We’re hanging out in the middle of the 80s during chart week forty-nine, figuring out how these songs became entrants into The Other Sixty. So let’s review 1983 through 1985.
December 10th, 1983
This was the third single released from Rick’s seventh album, Cold Blooded. It’s a duet with Smokey, which was initially titled Rick James and Friend on the 45. Friend? The dude helped start the label you’re recording on. Show some respect, ya punk. Even though this ballad may be one of the best things Smokey sang on in the 80s, and their voices blend beautifully, this will just miss the Casey call at #43 and only peak at #22 on the R&B charts.
While Kenny followed up the #1 smash Islands In The Stream with the Gibb-penned and produced This Woman, Dolly followed it up with this 1960 Drifters cover featuring Elvis’ former backing band. It has an odd arrangement for a country utilizing synths and a drum machine.

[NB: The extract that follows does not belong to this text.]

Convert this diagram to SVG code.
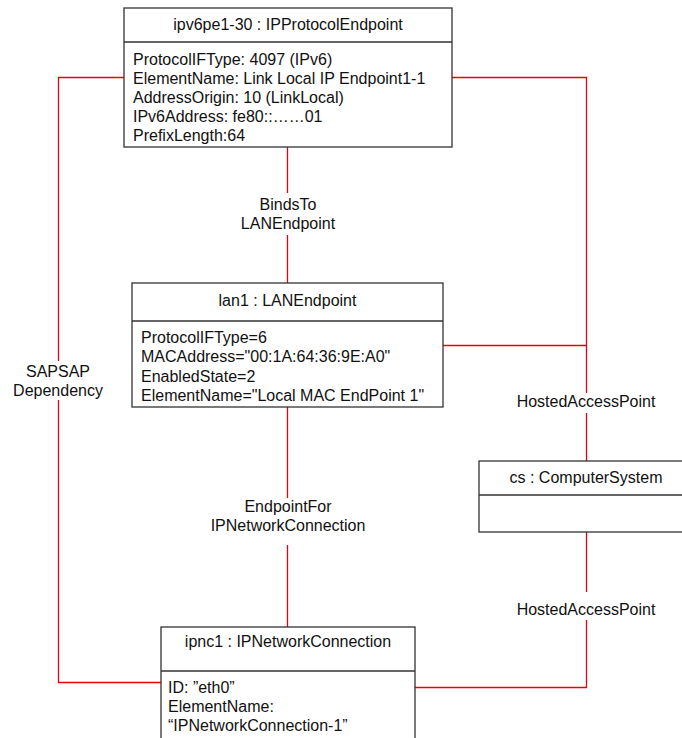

But it did make the Nashville Top 10 and almost reached the Top 40, rising to #45.
Herb was still trying to stay relevant in the 80s, but it’s not gonna happen with this track, which sounds like it was recorded in ’77. And that’s the number it will climb to. Thankfully he signed Janet Jackson to his label. Now he has to figure out how to make her star.
Country music’s appeal to the Pop audience waned considerably in the early 80s. Even though artists such as Crystal could still hit #1 on the Country charts with singles such as this one, Pop radio programmers were interested any more. It will only slide up six more spots before saying adios.
This was the New York nonet’s next chart entry after 1982’s Circles, which peaked at #38. This single came from their fifth album, Yours Forever, which James Anthony Carmichael produced, who previously worked his magic on loads of Commodores hits. It will also be lead singer Sharon Bryant’s last release with the group. The luck will run out at #87.
December 8th, 1984
Billy Satellite was not a person but rather a quartet from Oakland, CA. They released one album and had their second shelved until 2016. Their debut yielded two chart singles, Satisfy Me (#64) and this one, which only moved an additional four spots. Eddie Money will record his version for his 1986 album, Can’t Hold Back, and release it as the second single when it reaches #14.
Here’s the follow-up to the former Styx frontman’s Top 10 saga, Desert Moon. This is your standard 80s pop-rock affair. You could find it on a teen film soundtrack or as track 9 on side B of a random Styx album. Either way, it will only inch up three spots before refusing to wait any longer. Also, I feel like Sunway missed a branding opportunity here.
This was the third single released from Billy’s career-defining fourth album, Signs Of Life. Unfortunately, the aliens could find any in this song and left at #71. Also, see sentence 2 on the piece above.
December 7th, 1985
86. Asia – Go
These five singles joining The Other Sixty tell you all you need to know about Pop radio in late 1985. No prog-rock and R&B allowed. Asia was running low on supergroup powers by their third album. John Wetton is back as the lead singer, and Mandy Meyer replaces Steve Howe on guitar. But the line-up change does not help this lead single get past #46. I am impressed, though, that they took a one-off idea and continued to tour and record for decades.
Initially recorded for the film Iron Eagle and included on the band’s 1986 album A Kind Of Magic, the lyrics to this single were reportedly inspired by Martin Luther King’s I Have A Dream speech. It’s an odd choice for a film wherein the lead rescues his dad by killing a bunch of Libyan air fighters, but hey, the music will get you amped up. This 45 will reach #61 and become another UK Top 10 hit. Oh, and Freddie….here you go.
This is the fourth single from the sibling quintet’s fourth album, Rhythm Of The Night. But this steelpan-flavored midtempo track might as well have been an El Debarge solo single. Supposedly, Bunny & Mark sing back-up, but how would you be able to tell? Motown was grooming El to be a star, and this and the previous single featured him on the title. It will reach the R&B Top 30 but stall out at #75 on the Hot 100.
The Isley Brothers hit some rough times in the early 80s. Marvin and Ernie Isley, along with brother-in-law Chris Jasper in tow, decided to form their own band while the former group continued. They had some minor success with their debut, Broadway’s Closer to Sunset Blvd, but it was the title track to their second LP, which became a Soul classic, reaching #1 on the Soul charts. It will be their highest charting single on the Hot 100, hitting #51, and will inspire this acapella cover by the British quartet, The Housemartins featuring Norman Cook, aka Fatboy Slim, which will reach #1 in the UK in 1986.
We’ll wrap this group with another smooth slow jam from Miami-born singer Eugene Wilde who hit #1 on the R&B charts in 1984 with Gotta Get You Home Tonight. This will be his second Soul chart-topper but will fall short with the Pop audience as it only climbs to #76.